Indeed in the court records there are jury complaints presented to the judge that their photographs were being taken as they left the court and that their license plate numbers were also being recorded and being published in the communities spanish newspapers.
Moreover, these were constantly making hostile comments against the accused and drumming up community public opinion against them all along the prolongued trial.
When the testimony was concluded, after a very short deliberation, the jury convicted the defendants on all counts including those that the District Attorney had attempted to withdraw because he thought he had insufficient proof.
Cantaclaro
DECEMBER 5, 2011 12:31 PM
Anonymous said...
With respect to Gross, whatever we might think about the fact that Cuban law restricts people's right to have access to the internet and to be informed, it is a fact that the introduction and distribution of the software and hardware he brought to Cuba had been prohibited and that he broke this law.
Therefore, although this goes against the right of the Cuban population to be informed, the Cuban government had every legal right to convict him for this "crime".
Now the Cuban government is evidently using him as a negotiating chip and is not going to let him go until they get their five agents back.
However, this does not mean that they are proposing a one to five swap.
Obviously they are willing to negotiate and are willing to throw in other political prisoners to close the deal.
The Obama administration, on the other hand, seems to be in a lose lose situation in an election year.
If it does not get Alan Gross back it will probably loose part of the Jewish vote and part of the vote of the rest of the electorate because it will be accused by its Republican opponents of being weak and allowing itself to be pushed around by a third world dictatorship.
On the other hand, if it swaps the five Cuban agents for Gross, it will keep the Jewish vote but loose part of the Cuban vote and part of the vote of the general population because its opponents will accuse it of giving in to blackmail from a weak third world country dictatorship.
Since the Jewish vote is more important to the Obama administration than the Cuban vote, which is predominantly Republican anyway, the Democratic administration will probably want to strike a deal with the Cuban government that will allow Gross and the five Cuban agents to return to their countries before next year's November election.

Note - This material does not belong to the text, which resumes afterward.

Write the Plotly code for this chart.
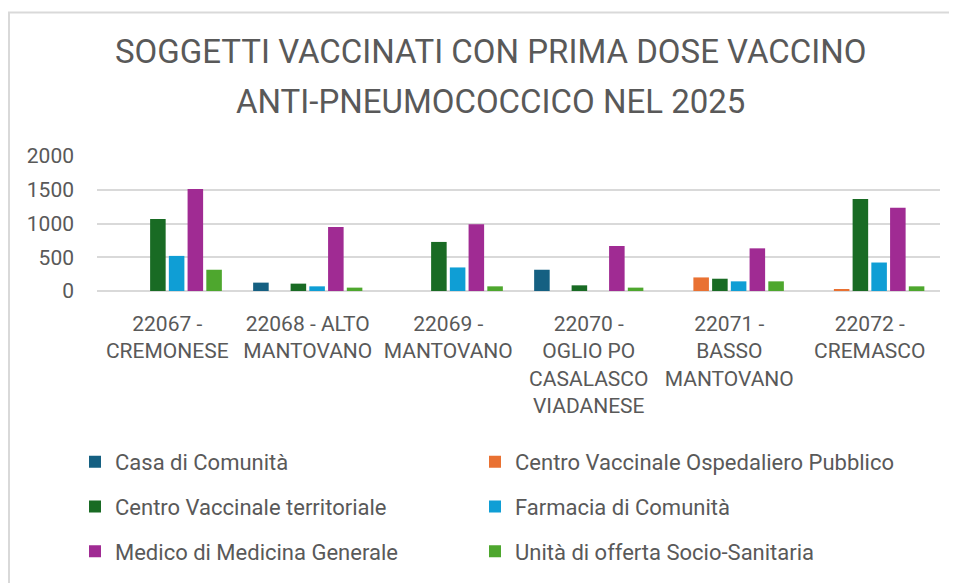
import plotly.graph_objects as go

# categories (health districts)
districts = [
    "22067 -<br>CREMONESE",
    "22068 - ALTO<br>MANTOVANO",
    "22069 -<br>MANTOVANO",
    "22070 -<br>OGLIO PO<br>CASALASCO<br>VIADANESE",
    "22071 -<br>BASSO<br>MANTOVANO",
    "22072 -<br>CREMASCO",
]

# values per vaccination site type
casa_comunita = [0, 124, 0, 315, 0, 0]
centro_osp = [0, 0, 0, 0, 201, 30]
centro_terr = [1065, 109, 727, 84, 182, 1363]
farmacia = [520, 69, 349, 0, 143, 422]
medico = [1510, 950, 990, 667, 632, 1235]
unita_socio = [315, 50, 69, 50, 143, 69]

series_names = [
    "Casa di Comunità",
    "Centro Vaccinale Ospedaliero Pubblico",
    "Centro Vaccinale territoriale",
    "Farmacia di Comunità",
    "Medico di Medicina Generale",
    "Unità di offerta Socio-Sanitaria",
]
series_values = [casa_comunita, centro_osp, centro_terr, farmacia, medico, unita_socio]
series_colors = ["#156082", "#E97132", "#196B24", "#0F9ED5", "#A02B93", "#4EA72E"]

W, H = 957, 583
OFF = 8  # page body margin
L, R, T, B = 89, 25, 148, 299.5
pw, ph = W - L - R, H - T - B


# screen pixel -> paper coordinate helpers
def px_x(x):
    return (x - OFF - L) / pw


def px_y(y):
    return (H - B - (y - OFF)) / ph


gray = "#595959"
font = "Roboto"

fig = go.Figure()
legends = {}
for i, (name, vals, color) in enumerate(zip(series_names, series_values, series_colors)):
    leg = "legend" if i == 0 else f"legend{i + 1}"
    fig.add_trace(go.Bar(
        x=districts, y=vals, name=name, legend=leg,
        marker=dict(color=color, line=dict(width=0)),
    ))
    # two legend columns, three rows
    legends[leg] = dict(
        xanchor="left", yanchor="middle",
        x=px_x(75 + 400 * (i % 2)), y=px_y(463 + 45 * (i // 2)),
        font=dict(family=font, size=22, color=gray),
        bgcolor="rgba(0,0,0,0)",
    )

fig.update_layout(
    width=W, height=H,
    margin=dict(l=L, r=R, t=T, b=B, autoexpand=False),
    paper_bgcolor="white", plot_bgcolor="white",
    barmode="group", bargap=0.2, bargroupgap=0.17,
    showlegend=True,
    xaxis=dict(
        showgrid=False, showline=False, ticks="",
        tickfont=dict(family=font, size=21, color=gray),
        ticklabelstandoff=18,
    ),
    yaxis=dict(
        range=[0, 2000], tickvals=[0, 500, 1000, 1500, 2000],
        showgrid=True, gridcolor="#d9d9d9", gridwidth=1.5,
        zeroline=True, zerolinecolor="#d9d9d9", zerolinewidth=1.5,
        showline=False, ticks="",
        tickfont=dict(family=font, size=21, color=gray),
        ticklabelstandoff=22,
    ),
    annotations=[
        dict(text="SOGGETTI VACCINATI CON PRIMA DOSE VACCINO",
             x=px_x(490), y=px_y(51), xref="paper", yref="paper",
             xanchor="center", yanchor="middle",
             showarrow=False, font=dict(family=font, size=33, color=gray)),
        dict(text="ANTI-PNEUMOCOCCICO NEL 2025",
             x=px_x(490), y=px_y(101), xref="paper", yref="paper",
             xanchor="center", yanchor="middle",
             showarrow=False, font=dict(family=font, size=33, color=gray)),
    ],
    shapes=[
        dict(type="rect", xref="paper", yref="paper",
             x0=px_x(9), x1=px_x(1000), y0=px_y(12), y1=px_y(640),
             line=dict(color="#d9d9d9", width=2), layer="below"),
    ],
)
fig.update_layout(**legends)

fig.write_html("out.html")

However, it can not afford to make a one for five deal because this would give credence to the blackmail accusation and cost it votes among the non Jewish and non Cuban electorate.
Thus it is forced to attempt to get some other goodies to even the basic one for five deal deal to give less weight to the blackmail accusation and allow it to save face with the voters.
What those other goodies will be is what is probably being negotiated under the table at present by both governments at present.
The Cubans are probably willing to throw in two Cuban Americans accused of an armed invasion of the island, several Cuban convicted CIA agents, other Cuban political prisoners and even two Salvadoreans convicted of participating or planning terrorist activities that took place in Cuba.
The problem is many of these other possible assets, given their rap sheet, might not be palatable to the US government.
However, something will probably be finally worked out before the November 2012 Presidential Elections.
The timing of the swap will probably depend on the convenience of the Obama administration.
The Cuban government is probably ready to carry out the swap at anytime since it will strengthen its public support and will open the door to new negotiations that could ease the effects of the US embargo.
The deal will probably take place much earlier and further away from November of 2012 if the Obama political advisors expect the net effect on voters to be unfavorable for the democrats and closer to the date of the elections otherwise to allow the results to be less harmful in the first case or more beneficial in the second for the Obama administration.